Required task:
Write out, exactly and only, the lines that run from the top of the records to the line with "const yTicks = [0, 50, 100];". Include both ends; exclude pictures.
══ Data excerpts
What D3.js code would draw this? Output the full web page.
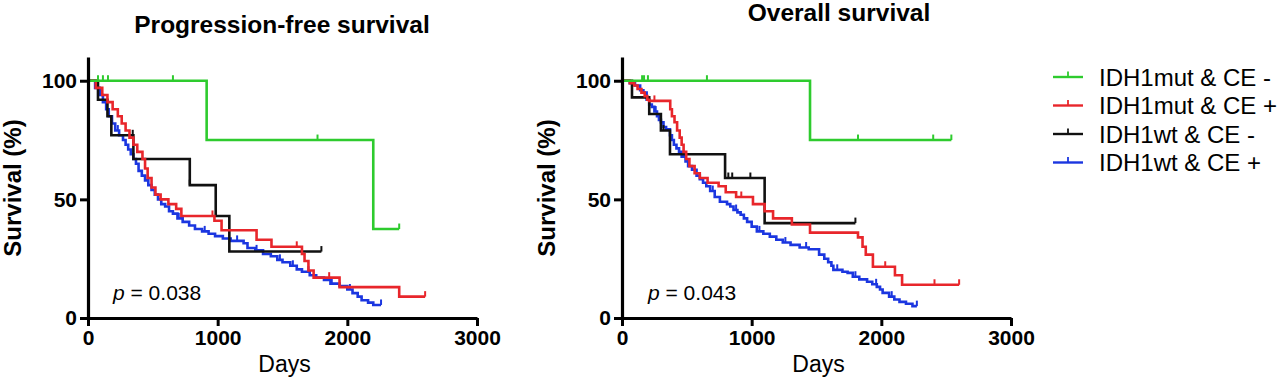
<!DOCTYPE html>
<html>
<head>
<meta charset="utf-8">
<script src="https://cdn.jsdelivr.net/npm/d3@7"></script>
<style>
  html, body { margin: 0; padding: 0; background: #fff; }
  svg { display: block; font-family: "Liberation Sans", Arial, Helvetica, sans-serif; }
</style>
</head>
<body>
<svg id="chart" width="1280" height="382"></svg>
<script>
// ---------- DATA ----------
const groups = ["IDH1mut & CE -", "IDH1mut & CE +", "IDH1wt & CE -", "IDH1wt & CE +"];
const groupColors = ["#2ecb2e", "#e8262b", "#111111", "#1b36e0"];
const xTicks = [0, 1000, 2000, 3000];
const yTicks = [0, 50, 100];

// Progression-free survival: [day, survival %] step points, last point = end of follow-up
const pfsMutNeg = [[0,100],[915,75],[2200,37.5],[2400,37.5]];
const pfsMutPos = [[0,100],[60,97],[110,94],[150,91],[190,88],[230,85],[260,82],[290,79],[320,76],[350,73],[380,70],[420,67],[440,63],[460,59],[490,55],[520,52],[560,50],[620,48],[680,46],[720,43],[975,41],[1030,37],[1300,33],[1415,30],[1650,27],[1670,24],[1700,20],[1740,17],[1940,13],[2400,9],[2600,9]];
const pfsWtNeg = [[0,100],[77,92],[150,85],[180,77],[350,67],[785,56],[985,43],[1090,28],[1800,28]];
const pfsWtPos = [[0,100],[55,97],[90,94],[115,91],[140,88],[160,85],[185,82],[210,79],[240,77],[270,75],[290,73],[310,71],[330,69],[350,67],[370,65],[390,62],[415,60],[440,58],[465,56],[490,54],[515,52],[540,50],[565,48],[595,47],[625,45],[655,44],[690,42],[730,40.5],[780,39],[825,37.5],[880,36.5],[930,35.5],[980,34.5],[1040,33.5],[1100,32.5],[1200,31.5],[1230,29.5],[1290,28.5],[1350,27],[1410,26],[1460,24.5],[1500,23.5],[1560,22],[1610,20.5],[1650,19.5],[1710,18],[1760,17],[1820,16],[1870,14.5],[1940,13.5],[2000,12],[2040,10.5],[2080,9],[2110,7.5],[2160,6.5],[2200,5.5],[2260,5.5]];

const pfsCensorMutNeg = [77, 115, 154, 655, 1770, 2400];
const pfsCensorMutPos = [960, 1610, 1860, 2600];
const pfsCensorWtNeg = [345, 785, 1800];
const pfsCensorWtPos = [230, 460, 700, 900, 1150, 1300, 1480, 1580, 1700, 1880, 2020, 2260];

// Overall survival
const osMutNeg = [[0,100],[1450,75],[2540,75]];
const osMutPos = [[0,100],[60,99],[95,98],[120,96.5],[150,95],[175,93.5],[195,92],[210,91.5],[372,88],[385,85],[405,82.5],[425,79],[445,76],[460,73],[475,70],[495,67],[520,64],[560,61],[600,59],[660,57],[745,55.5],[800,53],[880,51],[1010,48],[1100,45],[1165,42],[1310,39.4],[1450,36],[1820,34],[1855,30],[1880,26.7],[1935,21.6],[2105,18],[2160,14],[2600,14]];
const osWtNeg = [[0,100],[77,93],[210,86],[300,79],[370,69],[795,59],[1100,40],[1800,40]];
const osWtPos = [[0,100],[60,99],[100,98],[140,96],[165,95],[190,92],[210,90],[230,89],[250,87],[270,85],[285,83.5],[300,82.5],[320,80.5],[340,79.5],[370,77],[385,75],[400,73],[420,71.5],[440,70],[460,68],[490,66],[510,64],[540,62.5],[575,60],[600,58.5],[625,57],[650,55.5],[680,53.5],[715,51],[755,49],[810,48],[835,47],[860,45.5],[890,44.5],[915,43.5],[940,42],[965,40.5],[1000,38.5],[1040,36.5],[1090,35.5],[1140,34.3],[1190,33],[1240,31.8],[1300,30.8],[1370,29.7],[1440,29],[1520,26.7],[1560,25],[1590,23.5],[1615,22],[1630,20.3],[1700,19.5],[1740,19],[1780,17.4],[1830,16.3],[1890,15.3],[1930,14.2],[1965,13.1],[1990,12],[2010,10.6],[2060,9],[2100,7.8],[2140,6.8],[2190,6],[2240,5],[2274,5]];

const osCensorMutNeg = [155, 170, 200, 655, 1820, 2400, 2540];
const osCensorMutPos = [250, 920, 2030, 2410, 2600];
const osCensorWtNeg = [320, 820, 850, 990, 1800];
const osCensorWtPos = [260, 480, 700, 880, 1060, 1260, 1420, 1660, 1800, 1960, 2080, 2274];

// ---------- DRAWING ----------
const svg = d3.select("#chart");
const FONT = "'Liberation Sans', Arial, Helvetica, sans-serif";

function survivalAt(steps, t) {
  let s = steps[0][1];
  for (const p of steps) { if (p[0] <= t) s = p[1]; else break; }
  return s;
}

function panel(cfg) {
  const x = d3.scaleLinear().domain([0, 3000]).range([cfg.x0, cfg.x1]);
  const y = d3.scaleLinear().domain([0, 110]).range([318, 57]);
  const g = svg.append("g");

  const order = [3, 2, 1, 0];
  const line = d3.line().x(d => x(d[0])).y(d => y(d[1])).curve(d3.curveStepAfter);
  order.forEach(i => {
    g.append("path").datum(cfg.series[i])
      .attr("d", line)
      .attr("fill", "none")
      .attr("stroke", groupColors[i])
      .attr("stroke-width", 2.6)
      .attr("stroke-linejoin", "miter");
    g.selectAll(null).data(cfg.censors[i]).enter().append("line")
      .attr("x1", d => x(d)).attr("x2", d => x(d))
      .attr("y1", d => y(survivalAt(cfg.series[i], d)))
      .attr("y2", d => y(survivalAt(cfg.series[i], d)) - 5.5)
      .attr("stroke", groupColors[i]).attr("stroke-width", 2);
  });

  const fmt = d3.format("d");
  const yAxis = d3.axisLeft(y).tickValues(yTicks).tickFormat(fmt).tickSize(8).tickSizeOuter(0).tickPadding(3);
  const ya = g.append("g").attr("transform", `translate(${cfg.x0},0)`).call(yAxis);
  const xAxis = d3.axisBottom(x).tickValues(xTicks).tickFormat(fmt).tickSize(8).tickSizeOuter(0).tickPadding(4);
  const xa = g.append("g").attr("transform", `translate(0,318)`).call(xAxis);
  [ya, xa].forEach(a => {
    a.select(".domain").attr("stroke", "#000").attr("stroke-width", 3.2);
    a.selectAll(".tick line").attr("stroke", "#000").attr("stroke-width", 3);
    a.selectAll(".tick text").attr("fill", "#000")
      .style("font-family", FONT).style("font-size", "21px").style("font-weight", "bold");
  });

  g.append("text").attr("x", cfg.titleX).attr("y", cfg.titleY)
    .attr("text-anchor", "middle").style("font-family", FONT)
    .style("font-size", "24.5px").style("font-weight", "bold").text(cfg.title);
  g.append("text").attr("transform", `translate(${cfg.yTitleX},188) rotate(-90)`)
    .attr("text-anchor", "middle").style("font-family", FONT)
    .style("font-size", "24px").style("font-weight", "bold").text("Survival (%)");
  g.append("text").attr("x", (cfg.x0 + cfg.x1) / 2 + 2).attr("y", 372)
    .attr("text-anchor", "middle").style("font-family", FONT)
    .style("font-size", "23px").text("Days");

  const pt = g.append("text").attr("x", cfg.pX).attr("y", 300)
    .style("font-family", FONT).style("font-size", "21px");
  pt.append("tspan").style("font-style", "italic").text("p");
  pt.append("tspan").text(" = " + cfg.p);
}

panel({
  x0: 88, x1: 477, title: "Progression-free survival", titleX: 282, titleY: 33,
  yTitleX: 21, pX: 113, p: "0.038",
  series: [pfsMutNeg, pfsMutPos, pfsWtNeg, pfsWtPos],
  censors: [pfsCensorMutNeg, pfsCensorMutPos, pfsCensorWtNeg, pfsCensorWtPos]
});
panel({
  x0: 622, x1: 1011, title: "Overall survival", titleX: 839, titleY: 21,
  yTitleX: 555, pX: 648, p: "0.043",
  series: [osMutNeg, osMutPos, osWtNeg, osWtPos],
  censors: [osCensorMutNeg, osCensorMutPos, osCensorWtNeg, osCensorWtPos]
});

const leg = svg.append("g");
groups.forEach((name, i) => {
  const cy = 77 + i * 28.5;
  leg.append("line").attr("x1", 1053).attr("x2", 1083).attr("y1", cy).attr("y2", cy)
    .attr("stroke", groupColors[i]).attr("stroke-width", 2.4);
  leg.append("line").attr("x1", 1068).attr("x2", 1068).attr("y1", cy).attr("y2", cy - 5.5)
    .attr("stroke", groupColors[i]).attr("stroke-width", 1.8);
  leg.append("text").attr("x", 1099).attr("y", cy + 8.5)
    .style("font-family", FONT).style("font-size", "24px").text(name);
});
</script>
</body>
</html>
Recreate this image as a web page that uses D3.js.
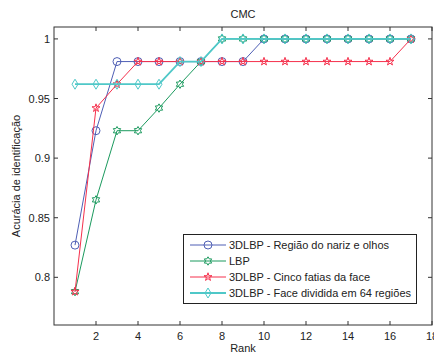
════
Result of this task:
What D3.js code would draw this? Output the full web page.
<!DOCTYPE html>
<html>
<head>
<meta charset="utf-8">
<script src="https://cdn.jsdelivr.net/npm/d3@7"></script>
<style>
  html, body { margin: 0; padding: 0; background: #fff; }
  svg { display: block; font-family: "Liberation Sans", Arial, Helvetica, sans-serif; }
</style>
</head>
<body>
<svg id="chart" width="1280" height="382"></svg>
<script>
// ---------- DATA ----------
const groups = ["IDH1mut & CE -", "IDH1mut & CE +", "IDH1wt & CE -", "IDH1wt & CE +"];
const groupColors = ["#2ecb2e", "#e8262b", "#111111", "#1b36e0"];
const xTicks = [0, 1000, 2000, 3000];
const yTicks = [0, 50, 100];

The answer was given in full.